Wednesday, April 8, 2009

Notes 4/8

On Beauty by Zadie Smith


During an interview, Zadie Smith talks about the greater implications of authors projecting their ideas onto their audience. Vanity and self-perception come into play when people tell political truths in their novels. If writers berate you with an idea, you can't trust them. Novels are political and moral. Iris Murdoch said that art is a case of morals, an analogy of morals. The best art is when the artist is truthful and honest to themselves and to their audience. "Good" artists are able to see the truths of both sides of the story, other perceptions and not simply their own. They are able to extend beyond the "me/us" vs "them" mentality. Similar to the culture war - Shakespeare and the canon vs multicultural works; right conservatism vs left liberalism.


Zadie Smith vs "Zadie Smith" - the quotational Zadie Smith isn't real. She's an idol, set up on a pedestal by reporters, critics, editors. The left has now done the same thing that the right has done, put someone up on a pedestal, made certain people the "good" artist, the must-reads. They've created a new canon. We attack things in people that we don't like about ourselves.


On Beauty can teach us morals and dissolve the lines between "us" vs "them". Caricatures are one-sided, flat, plain, boring. They are always right or always wrong or always something! They aren't real! Characters, on the other hand, are real; they have more emotions and sides. They aren't always right or always wrong or always anything; they simply are.


On the left, we have Howard and his family, sans Jerome; on the right, we have Monty and his family. Jerome is in the center, being pulled in both directions.


The Belsey's - An American family headed by Howard, a college professor, who are extremely free. Jerome is the only child who's Christian and they aren't quite sure how to react to him. The Kipps - A British family headed by Monty, also a college professor, who are very religious, right-wing, conservative, business oriented.

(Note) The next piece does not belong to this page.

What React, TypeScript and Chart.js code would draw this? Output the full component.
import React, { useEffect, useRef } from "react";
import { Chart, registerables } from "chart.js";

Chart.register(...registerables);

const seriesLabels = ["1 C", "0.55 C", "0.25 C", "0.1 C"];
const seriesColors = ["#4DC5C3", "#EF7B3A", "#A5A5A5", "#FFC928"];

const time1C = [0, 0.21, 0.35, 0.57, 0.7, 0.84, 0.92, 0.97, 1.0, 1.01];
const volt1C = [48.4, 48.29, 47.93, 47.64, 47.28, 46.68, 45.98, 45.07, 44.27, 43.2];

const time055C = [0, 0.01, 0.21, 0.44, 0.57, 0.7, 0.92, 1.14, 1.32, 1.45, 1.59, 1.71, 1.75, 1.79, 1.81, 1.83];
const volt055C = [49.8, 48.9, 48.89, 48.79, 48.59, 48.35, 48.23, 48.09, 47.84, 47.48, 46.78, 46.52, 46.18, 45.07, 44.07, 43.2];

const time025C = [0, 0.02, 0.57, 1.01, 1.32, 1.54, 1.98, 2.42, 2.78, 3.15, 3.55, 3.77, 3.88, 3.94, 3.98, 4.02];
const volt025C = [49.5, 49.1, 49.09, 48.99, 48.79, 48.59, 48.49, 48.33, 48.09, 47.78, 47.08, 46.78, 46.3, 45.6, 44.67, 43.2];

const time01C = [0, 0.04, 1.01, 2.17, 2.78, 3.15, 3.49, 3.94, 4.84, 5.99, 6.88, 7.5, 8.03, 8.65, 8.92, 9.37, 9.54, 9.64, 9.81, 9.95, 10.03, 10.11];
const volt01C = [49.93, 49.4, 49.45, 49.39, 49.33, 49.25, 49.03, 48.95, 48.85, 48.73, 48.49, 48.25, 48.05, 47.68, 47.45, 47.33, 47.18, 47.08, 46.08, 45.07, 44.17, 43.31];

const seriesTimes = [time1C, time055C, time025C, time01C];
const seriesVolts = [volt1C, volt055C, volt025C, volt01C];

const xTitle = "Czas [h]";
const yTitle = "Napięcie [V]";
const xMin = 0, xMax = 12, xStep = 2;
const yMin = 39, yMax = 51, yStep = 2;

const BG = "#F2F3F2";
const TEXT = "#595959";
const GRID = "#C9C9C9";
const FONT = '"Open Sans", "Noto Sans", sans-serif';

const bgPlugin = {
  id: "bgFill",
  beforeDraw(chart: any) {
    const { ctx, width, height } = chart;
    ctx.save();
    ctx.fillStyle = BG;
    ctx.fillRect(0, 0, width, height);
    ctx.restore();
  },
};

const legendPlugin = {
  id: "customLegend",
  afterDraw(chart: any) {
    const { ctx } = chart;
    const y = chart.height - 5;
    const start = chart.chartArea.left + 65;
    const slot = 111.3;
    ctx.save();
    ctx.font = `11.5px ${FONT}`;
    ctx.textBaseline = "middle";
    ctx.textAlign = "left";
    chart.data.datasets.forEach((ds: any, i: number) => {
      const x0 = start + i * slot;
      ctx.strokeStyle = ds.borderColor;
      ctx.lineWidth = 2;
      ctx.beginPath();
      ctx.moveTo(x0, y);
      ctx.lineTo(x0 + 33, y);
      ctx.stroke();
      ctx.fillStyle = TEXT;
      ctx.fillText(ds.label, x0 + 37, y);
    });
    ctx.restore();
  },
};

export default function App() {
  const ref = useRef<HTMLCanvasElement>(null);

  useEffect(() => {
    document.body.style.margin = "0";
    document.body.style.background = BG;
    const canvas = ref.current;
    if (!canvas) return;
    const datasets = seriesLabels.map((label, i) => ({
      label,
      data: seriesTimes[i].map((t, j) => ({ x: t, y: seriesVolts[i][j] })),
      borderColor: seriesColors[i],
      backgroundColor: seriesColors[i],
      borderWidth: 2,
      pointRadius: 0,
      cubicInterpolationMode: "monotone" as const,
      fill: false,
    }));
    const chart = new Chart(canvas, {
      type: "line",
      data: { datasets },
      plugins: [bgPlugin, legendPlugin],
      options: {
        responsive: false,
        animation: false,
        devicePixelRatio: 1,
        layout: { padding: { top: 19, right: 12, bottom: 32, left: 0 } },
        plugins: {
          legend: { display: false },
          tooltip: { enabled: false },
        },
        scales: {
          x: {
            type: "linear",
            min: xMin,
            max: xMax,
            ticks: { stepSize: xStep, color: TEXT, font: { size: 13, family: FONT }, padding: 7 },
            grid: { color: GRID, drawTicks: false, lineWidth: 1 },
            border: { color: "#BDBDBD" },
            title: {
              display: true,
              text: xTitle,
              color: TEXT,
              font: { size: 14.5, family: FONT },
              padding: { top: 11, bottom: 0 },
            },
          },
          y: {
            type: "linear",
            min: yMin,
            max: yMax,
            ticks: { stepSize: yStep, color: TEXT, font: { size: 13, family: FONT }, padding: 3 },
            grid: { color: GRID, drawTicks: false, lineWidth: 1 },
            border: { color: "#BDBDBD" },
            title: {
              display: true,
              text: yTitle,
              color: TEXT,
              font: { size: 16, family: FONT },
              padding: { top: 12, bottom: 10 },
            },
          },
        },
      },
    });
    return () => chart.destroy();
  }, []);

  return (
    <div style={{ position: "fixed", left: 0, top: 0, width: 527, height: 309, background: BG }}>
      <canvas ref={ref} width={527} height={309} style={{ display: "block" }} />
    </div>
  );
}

Jerome is trying to get his father's attention and rebel against the lifestyle which he grew up in, particularly now because Howard had an affair. The children may feel betrayed and Jerome could want to get back at his father. He could just be different from his family. He could just want to be religious that has nothing to do with his father or family.


Jerome falls in love with the Kipps. It could be the fact that they are so different from his own and he is so enamored with that idea. "The grass is greener on the other side." He could also enjoy as the Kipps utterly destroyed the ideals or morals of the Belsey family, the ideals that his father used to betray his mother.